Общество Кто не спрятался, я не виноват

Александр Фукс
№18 (936) 30.04.2014

На днях подошла ко мне одна женщина и говорит:

– Читала вашу последнюю публикацию, полностью согласна. Но я читала и комментарии. Боюсь за вас. Может, лучше переждать?

Умная, хорошая женщина. У нее есть свой взгляд, свое мнение, она не экстремистка, не террористка и не радикалка, но она боится. Боится, что пришло время, когда свое мнение, если оно не совпадает с мнением большинства, лучше держать при себе. И таких добрых, хороших людей все больше и больше. Они инстинктивно почувствовали, что пришла пора по старой советской традиции уходить на кухни и прятаться там между шумом кипящего чайника и шкварчанием сковородки. Это время подкралось тихонечко и незаметно. Как-то – раз – и вернулось.
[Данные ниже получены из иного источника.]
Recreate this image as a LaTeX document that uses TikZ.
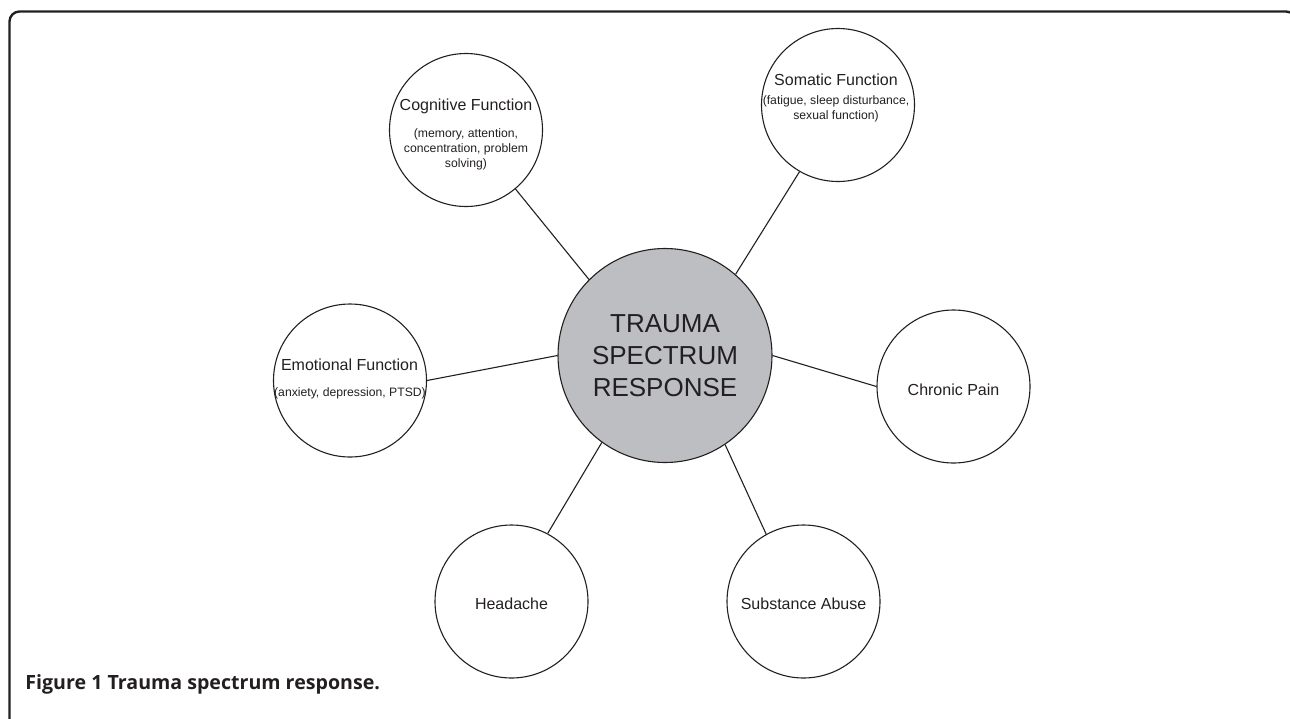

Интересно. В тот же день мне дали почитать чей-то восторженный текст про то, как хорошо мы живем. Мол, мы и не заметили, какое чудо произошло с нами. Еще вчера над нашей армией смеялись, а сегодня ее все боятся. Еще недавно мы мечтали попасть в «Большую восьмерку» и нас пускали туда на приставной стульчик, а сегодня мы смеемся над тем, что нас хотят оттуда исключить. Дескать, мы-то и без них проживем, а они без нас помрут с голоду. Еще несколько лет назад наш президент вынужден был звонить другим президентам и советоваться с ними, а теперь они звонят ему и он решает, отвечать им или нет. И все это чудо произошло незаметно, тихонечко, мы вновь – великая держава, и весь мир дрожит перед нами… Не буду спорить по поводу истинности этих прекрасных измышлений. Ну кажется человеку, что мы сильны и богаты – почему бы нет? Мне сейчас интересна прямая зависимость, которая существует между ощущением собственного величия и страхом.

Советские люди гордились мощью и величием своей страны. И одновременно с этим они боялись высказывать свое мнение. Они боялись тюрем и психушек, боялись быть отчисленными из вузов и уволенными с работы. Вся смелость их концентрировалась на кухнях и их даже, кажется, называли «кухонными диссидентами». «Тебя посадят», – весело говорил мне одноклассник Кирийчук, когда после урока я рассказал ему какой-то политический анекдот. «Тебя посадят» – эта формула прочно засела в наших головах. Она въелась в нас на генетическом уровне. За анекдот могут посадить. За мнение могут покарать. За размышление могут уволить. Инакомыслящие льют воду на мельницу мировой буржуазии. Кто не с нами, тот против нас. Мы – самая прекрасная в мире страна. У нас самый прекрасный в мире вождь. Мы окружены врагами. Как причудливо перемешано это в наших головах.

– Наверное, эти два предложения стоит выкинуть, – говорит мне мой внутренний цензор, оценивая один из последних текстов.

– Но почему?

– Их могут расценить как экстремистские. Ты же в них делишь людей на плохих и хороших.

– Но это же литературный прием. Я же как раз показываю абсурдность такой позиции.

– Пойми, если будет заказ, в суде никто не станет вникать в литературные приемы.

Еще недавно такой диалог казался невозможным. И вот он опять возможен. Закрываются интернет-сайты. Невинный опрос населения трактуется как пропаганда фашизма. Сомневающихся в правоте власти называют «пятой колонной», врагами народа и русофобами. Помните, в свое время похожих ярлыков было достаточно для пыток и расстрелов. И ведь тогда это тоже пришло незаметно. Революция, освобождение от гнета, раскрепощение – в 20-х годах прошлого века это казалось новой счастливой и прекрасной нормой. Но прошло всего десять лет, и тот же самый народ принял за норму концлагеря и казни. Единомыслие, единоверие, единогласие, а любое отклонение от единства наказывалось каторгой или смертью. И это все незаметно, за какие-то десять – двенадцать лет. Но зато одновременно с этим в людей просочилась вера в силу и величие нашей Родины. Ощущение мнимого богатства и величия было растворено в ощущении вечной осторожности и животного страха. В нашей стране одно без другого не существует. В других странах благополучие как-то уживается со свободой. В нашей – нет. Не уживается и не уживалось.

Быть может, как раз потому, что наше благополучие всегда было мнимым и без страха мы могли в него не поверить?